Write the count of lines that contain the word "matplotlib" and nothing else.

— START Data lines —

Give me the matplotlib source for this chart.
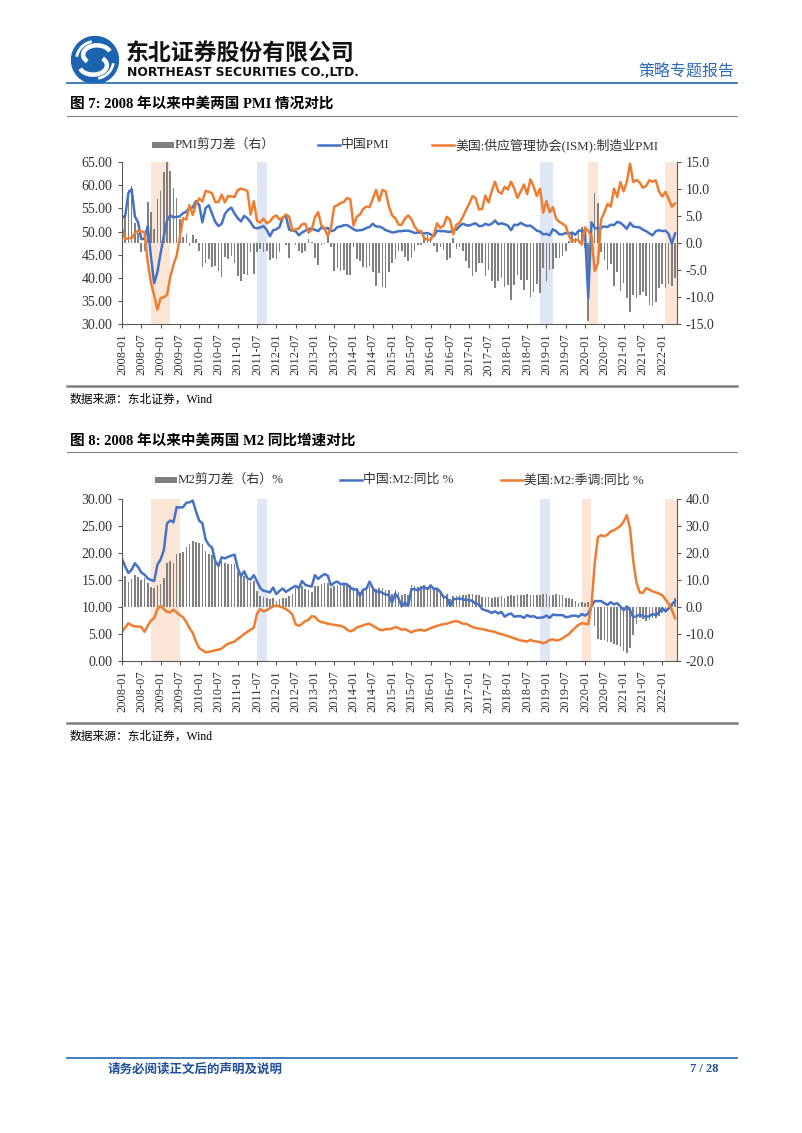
import matplotlib
matplotlib.use('Agg')
import matplotlib.pyplot as plt
from matplotlib.lines import Line2D
from matplotlib.patches import Rectangle, Circle, Arc
import numpy as np
import pandas as pd

plt.rcParams['axes.unicode_minus'] = False

# monthly axis 2008-01 .. 2022-05
months = pd.period_range('2008-01', '2022-05', freq='M').strftime('%Y-%m').tolist()
tick_labels = months[::6]

# China NBS manufacturing PMI
cn_pmi = [
    53.0, 53.4, 58.4, 59.2, 53.3, 52.0, 48.4, 48.4, 51.2, 44.6, 38.8, 41.2,
    45.3, 49.0, 52.4, 53.5, 53.1, 53.2, 53.3, 54.0, 54.3, 55.2, 55.2, 56.6,
    55.8, 52.0, 55.1, 55.7, 53.9, 52.1, 51.2, 51.7, 53.8, 54.7, 55.2, 53.9,
    52.9, 52.2, 53.4, 52.9, 52.0, 50.9, 50.7, 50.9, 51.2, 50.4, 49.0, 50.3,
    50.5, 51.0, 53.1, 53.3, 50.4, 50.2, 50.1, 49.2, 49.8, 50.2, 50.6, 50.6,
    50.4, 50.1, 50.9, 50.6, 50.8, 50.1, 50.3, 51.0, 51.1, 51.4, 51.4, 51.0,
    50.5, 50.2, 50.3, 50.4, 50.8, 51.0, 51.7, 51.1, 51.1, 50.8, 50.3, 50.1,
    49.8, 49.9, 50.1, 50.1, 50.2, 50.2, 50.0, 49.7, 49.8, 49.8, 49.6, 49.7,
    49.4, 49.0, 50.2, 50.1, 50.1, 50.0, 49.9, 50.4, 50.4, 51.2, 51.7, 51.4,
    51.3, 51.6, 51.8, 51.2, 51.2, 51.7, 51.4, 51.7, 52.4, 51.6, 51.8, 51.6,
    51.3, 50.3, 51.5, 51.4, 51.9, 51.5, 51.2, 51.3, 50.8, 50.2, 50.0, 49.4,
    49.5, 49.2, 50.5, 50.1, 49.4, 49.4, 49.7, 49.5, 49.8, 49.3, 50.2, 50.2,
    50.0, 35.7, 52.0, 50.8, 50.6, 50.9, 51.1, 51.0, 51.5, 51.4, 52.1, 51.9,
    51.3, 50.6, 51.9, 51.1, 51.0, 50.9, 50.4, 50.1, 49.6, 49.2, 50.1, 50.3,
    50.1, 50.2, 49.5, 47.4, 49.6,
]

# US ISM manufacturing PMI
us_pmi = [
    50.7, 48.3, 48.6, 48.6, 49.6, 50.2, 50.0, 49.9, 43.5, 38.9, 36.2, 33.1,
    35.6, 35.8, 36.3, 40.1, 42.8, 44.8, 48.9, 52.9, 52.6, 55.7, 53.6, 55.9,
    57.2, 56.5, 58.8, 58.6, 58.3, 56.4, 56.4, 58.0, 56.3, 57.7, 57.6, 57.5,
    59.0, 59.3, 59.1, 58.8, 53.7, 56.6, 52.3, 52.0, 52.8, 51.8, 52.2, 53.1,
    53.5, 52.6, 53.0, 53.7, 53.2, 50.2, 50.5, 50.7, 51.6, 51.7, 49.8, 50.4,
    53.1, 54.2, 51.3, 50.7, 49.0, 50.9, 55.4, 55.7, 56.2, 56.4, 57.3, 57.0,
    51.3, 53.2, 53.7, 54.9, 55.4, 55.3, 57.1, 59.0, 56.6, 59.0, 58.7, 55.5,
    53.5, 52.9, 51.5, 51.5, 52.8, 53.5, 52.7, 51.1, 50.2, 50.1, 48.6, 48.2,
    48.2, 49.5, 51.8, 50.8, 51.3, 53.2, 52.6, 49.4, 51.5, 51.9, 53.2, 54.7,
    56.0, 57.7, 57.2, 54.8, 54.9, 57.8, 56.3, 58.8, 60.8, 58.7, 58.2, 59.7,
    59.1, 60.8, 59.3, 57.3, 58.7, 60.2, 58.1, 61.3, 59.8, 57.7, 59.3, 54.1,
    56.6, 54.2, 55.3, 52.8, 52.1, 51.7, 51.2, 49.1, 47.8, 48.3, 48.1, 47.2,
    50.9, 50.1, 49.1, 41.5, 43.1, 52.6, 54.2, 56.0, 55.4, 59.3, 57.5, 60.7,
    58.7, 60.8, 64.7, 60.7, 61.2, 60.6, 59.5, 59.9, 61.1, 60.8, 61.1, 58.7,
    57.6, 58.6, 57.1, 55.4, 56.1,
]

# China M2 yoy %
cn_m2 = [
    18.9, 17.5, 16.3, 16.9, 18.1, 17.4, 16.4, 16.0, 15.3, 15.0, 14.8, 17.8,
    18.8, 20.5, 25.5, 26.0, 25.7, 28.5, 28.4, 28.5, 29.3, 29.4, 29.7, 27.7,
    26.0, 25.5, 22.5, 21.5, 21.0, 18.5, 17.6, 19.2, 19.0, 19.3, 19.5, 19.7,
    17.2, 15.7, 16.6, 15.3, 15.1, 15.9, 14.7, 13.5, 13.0, 12.9, 12.7, 13.6,
    12.4, 13.0, 13.4, 12.8, 13.2, 13.6, 13.9, 13.5, 14.8, 14.1, 13.9, 13.8,
    15.9, 15.2, 15.7, 16.1, 15.8, 14.0, 14.5, 14.7, 14.2, 14.3, 14.2, 13.6,
    13.2, 13.3, 12.1, 13.2, 13.4, 14.7, 13.5, 12.8, 12.9, 12.6, 12.3, 12.2,
    10.8, 12.5, 11.6, 10.1, 10.8, 10.2, 13.3, 13.3, 13.1, 13.5, 13.7, 13.3,
    14.0, 13.3, 13.4, 12.8, 11.8, 11.8, 10.2, 11.4, 11.5, 11.6, 11.4, 11.3,
    11.3, 11.1, 10.6, 10.5, 9.6, 9.4, 9.2, 8.9, 9.2, 8.8, 9.1, 8.2,
    8.6, 8.8, 8.2, 8.3, 8.3, 8.0, 8.5, 8.2, 8.3, 8.0, 8.0, 8.1,
    8.4, 8.0, 8.6, 8.5, 8.5, 8.5, 8.1, 8.2, 8.4, 8.4, 8.2, 8.7,
    8.4, 8.8, 10.1, 11.1, 11.1, 11.1, 10.7, 10.4, 10.9, 10.5, 10.7, 10.1,
    9.4, 10.1, 9.4, 8.1, 8.3, 8.6, 8.3, 8.2, 8.3, 8.7, 8.5, 9.0,
    9.8, 9.2, 9.7, 10.5, 11.1,
]

# US M2 (sa) yoy %
us_m2 = [
    5.4, 6.2, 7.0, 6.6, 6.4, 6.4, 6.3, 5.4, 6.5, 7.5, 7.9, 9.6,
    10.2, 9.6, 9.1, 9.0, 9.5, 9.0, 8.5, 8.1, 7.2, 6.1, 5.2, 3.6,
    2.4, 2.0, 1.6, 1.7, 1.8, 2.0, 2.1, 2.3, 2.8, 3.2, 3.4, 3.6,
    4.1, 4.5, 5.0, 5.4, 5.8, 6.2, 8.8, 9.6, 9.2, 9.4, 9.8, 10.1,
    10.3, 10.1, 9.9, 9.6, 9.2, 8.6, 6.8, 6.5, 6.9, 7.4, 7.6, 8.3,
    8.2, 7.5, 7.2, 7.1, 6.9, 6.8, 6.7, 6.6, 6.5, 6.3, 5.8, 5.5,
    5.7, 6.2, 6.4, 6.6, 6.8, 6.9, 6.5, 6.2, 5.8, 5.7, 5.9, 5.9,
    6.0, 6.3, 6.1, 5.8, 5.9, 5.6, 5.3, 5.6, 5.7, 5.8, 5.6, 5.8,
    6.1, 6.3, 6.5, 6.7, 6.8, 6.9, 7.1, 7.3, 7.4, 7.2, 6.9, 6.9,
    6.6, 6.3, 6.1, 6.0, 5.9, 5.8, 5.6, 5.5, 5.4, 5.1, 5.0, 4.8,
    4.6, 4.4, 4.2, 4.0, 3.8, 3.7, 3.6, 3.9, 3.7, 3.6, 3.5, 3.3,
    3.5, 3.9, 4.0, 3.8, 3.9, 4.2, 4.6, 5.0, 5.6, 6.2, 6.7, 7.0,
    6.9, 6.8, 10.3, 18.0, 22.9, 23.3, 23.1, 23.4, 24.0, 24.2, 24.6, 25.0,
    25.8, 27.0, 24.5, 18.5, 14.5, 12.7, 12.6, 13.5, 13.2, 12.9, 12.7, 12.5,
    12.2, 11.4, 10.6, 9.5, 7.9,
]

# shaded periods (start month, end month, kind); None = to the end
pmi_periods = [('2008-10', '2009-04', 'o'), ('2011-07', '2011-10', 'b'),
               ('2018-11', '2019-03', 'b'), ('2020-02', '2020-05', 'o'),
               ('2022-02', None, 'o')]
m2_periods = [('2008-10', '2009-07', 'o'), ('2011-07', '2011-10', 'b'),
              ('2018-11', '2019-02', 'b'), ('2019-12', '2020-03', 'o'),
              ('2022-02', None, 'o')]

BLUE = '#4472C4'
ORANGE = '#ED7D31'
GRAY = '#808080'
BAND = {'o': '#FBE5D6', 'b': '#DFE7F5'}
AXC = '#595959'
SERIF = ['Liberation Serif', 'Noto Sans CJK SC']
CJK = ['Noto Sans CJK SC', 'DejaVu Sans']
W, H = 802, 1133


def fx(px):
    return px / W


def fy(py):
    return 1 - py / H


fig = plt.figure(figsize=(W / 100, H / 100), dpi=100)


def hline(y, x0=67, x1=737, color='#808080', lw=0.8):
    fig.add_artist(Line2D([fx(x0), fx(x1)], [fy(y), fy(y)], color=color, lw=lw))


def draw_chart(top, bot, lines, gap, ylim_l, yt_l, ylim_r, yt_r, periods):
    ax = fig.add_axes([fx(122), fy(bot), (677 - 122) / W, (bot - top) / H])
    ax2 = ax.twinx()
    ax.set_zorder(ax2.get_zorder() + 1)
    ax.patch.set_visible(False)
    x = np.arange(len(months))
    xmax = 172.6
    for s, e, k in periods:
        x0 = months.index(s)
        x1 = months.index(e) if e else xmax + 1
        ax2.axvspan(x0, x1, color=BAND[k], lw=0, zorder=0)
    ax2.bar(x, gap, width=0.5, color=GRAY, lw=0, zorder=2)
    for vals, c in lines:
        ax.plot(x, vals, color=c, lw=1.8, solid_joinstyle='round')
    ax.set_xlim(0, xmax)
    ax.set_ylim(*ylim_l)
    ax2.set_ylim(*ylim_r)
    ax.set_xticks(x[::6])
    ax.set_xticklabels(tick_labels, rotation=90, fontsize=9, family='Liberation Serif')
    ax.set_yticks(yt_l)
    ax.set_yticklabels([f'{v:.2f}' for v in yt_l], fontsize=10, family='Liberation Serif')
    ax2.set_yticks(yt_r)
    ax2.set_yticklabels([f'{v:.1f}' for v in yt_r], fontsize=10, family='Liberation Serif')
    for a in (ax, ax2):
        a.tick_params(direction='out', length=3, width=0.8, color=AXC, labelcolor='#333333')
        for sp in a.spines.values():
            sp.set_color(AXC)
            sp.set_linewidth(0.8)
        a.spines['top'].set_visible(False)
    ax.spines['right'].set_visible(False)
    ax2.spines['left'].set_visible(False)
    ax2.spines['bottom'].set_visible(False)
    ax.tick_params(axis='x', pad=4)
    ax.tick_params(axis='y', pad=4)
    ax2.tick_params(axis='y', pad=3)
    return ax, ax2


def legend_item(kind, x, y, label, color):
    if kind == 'bar':
        fig.add_artist(Rectangle((fx(x), fy(y + 3)), 22 / W, 6 / H, color=GRAY, lw=0))
    else:
        fig.add_artist(Line2D([fx(x), fx(x + 22)], [fy(y), fy(y)], color=color, lw=1.8))
    fig.text(fx(x + 23), fy(y), label, fontsize=9.3, family=SERIF, va='center', color='#333333')


# ---- header
lax = fig.add_axes([fx(71), fy(84), 48 / W, 48 / H])
lax.set_xlim(-1, 1)
lax.set_ylim(-1, 1)
lax.set_aspect('equal')
lax.axis('off')
lax.add_patch(Circle((0, 0), 0.98, color='#1D64B0'))
lax.add_patch(Arc((0.08, 0.22), 1.15, 0.78, theta1=15, theta2=215, color='white', lw=3.2))
lax.add_patch(Arc((-0.08, -0.22), 1.15, 0.78, theta1=195, theta2=395, color='white', lw=3.2))
lax.add_patch(Arc((0, 0), 1.55, 1.55, theta1=100, theta2=170, color='white', lw=2))
lax.add_patch(Arc((0, 0), 1.55, 1.55, theta1=280, theta2=350, color='white', lw=2))

fig.text(fx(126), fy(53), '东北证券股份有限公司', fontsize=16.5, fontweight='bold',
         family=CJK, va='center', color='#111111')
fig.text(fx(127), fy(72), 'NORTHEAST SECURITIES CO.,LTD.', fontsize=8.9, fontweight='bold',
         family='DejaVu Sans', va='center', color='#111111')
fig.text(fx(734), fy(71), '策略专题报告', fontsize=11.5, family=CJK, ha='right',
         va='center', color='#2E6BB5')
hline(83, color='#2E75B6', lw=1.3)

# ---- chart 7
fig.text(fx(70), fy(104), '图 7: 2008 年以来中美两国 PMI 情况对比', fontsize=10.5,
         fontweight='bold', family=SERIF, va='center')
hline(116)
legend_item('bar', 152, 145, 'PMI剪刀差（右）', GRAY)
legend_item('line', 318, 145, '中国PMI', BLUE)
legend_item('line', 432, 145, '美国:供应管理协会(ISM):制造业PMI', ORANGE)
pmi_gap = np.array(cn_pmi) - np.array(us_pmi)
draw_chart(162.3, 324, [(cn_pmi, BLUE), (us_pmi, ORANGE)], pmi_gap,
           (30, 65), np.arange(30, 66, 5), (-15, 15), np.arange(-15, 16, 5), pmi_periods)
hline(386, color='#808080', lw=1.8)
fig.text(fx(70), fy(400), '数据来源：东北证券，Wind', fontsize=8.5, family=SERIF, va='center')

# ---- chart 8
fig.text(fx(70), fy(441), '图 8: 2008 年以来中美两国 M2 同比增速对比', fontsize=10.5,
         fontweight='bold', family=SERIF, va='center')
hline(452)
legend_item('bar', 155, 480, 'M2剪刀差（右）%', GRAY)
legend_item('line', 340, 480, '中国:M2:同比 %', BLUE)
legend_item('line', 501, 480, '美国:M2:季调:同比 %', ORANGE)
m2_gap = np.array(cn_m2) - np.array(us_m2)
draw_chart(499, 661, [(cn_m2, BLUE), (us_m2, ORANGE)], m2_gap,
           (0, 30), np.arange(0, 31, 5), (-20, 40), np.arange(-20, 41, 10), m2_periods)
hline(723, color='#808080', lw=1.8)
fig.text(fx(70), fy(737), '数据来源：东北证券，Wind', fontsize=8.5, family=SERIF, va='center')

# ---- footer
hline(1058, color='#2E75B6', lw=1.3)
fig.text(fx(108), fy(1069), '请务必阅读正文后的声明及说明', fontsize=9, fontweight='bold',
         family=CJK, va='center', color='#1F4E9A')
fig.text(fx(719), fy(1069), '7 / 28', fontsize=9, fontweight='bold', family=SERIF,
         ha='right', va='center', color='#1F4E9A')

fig.savefig('out.png', dpi=100)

— END Data lines —

● Reply to the task: 6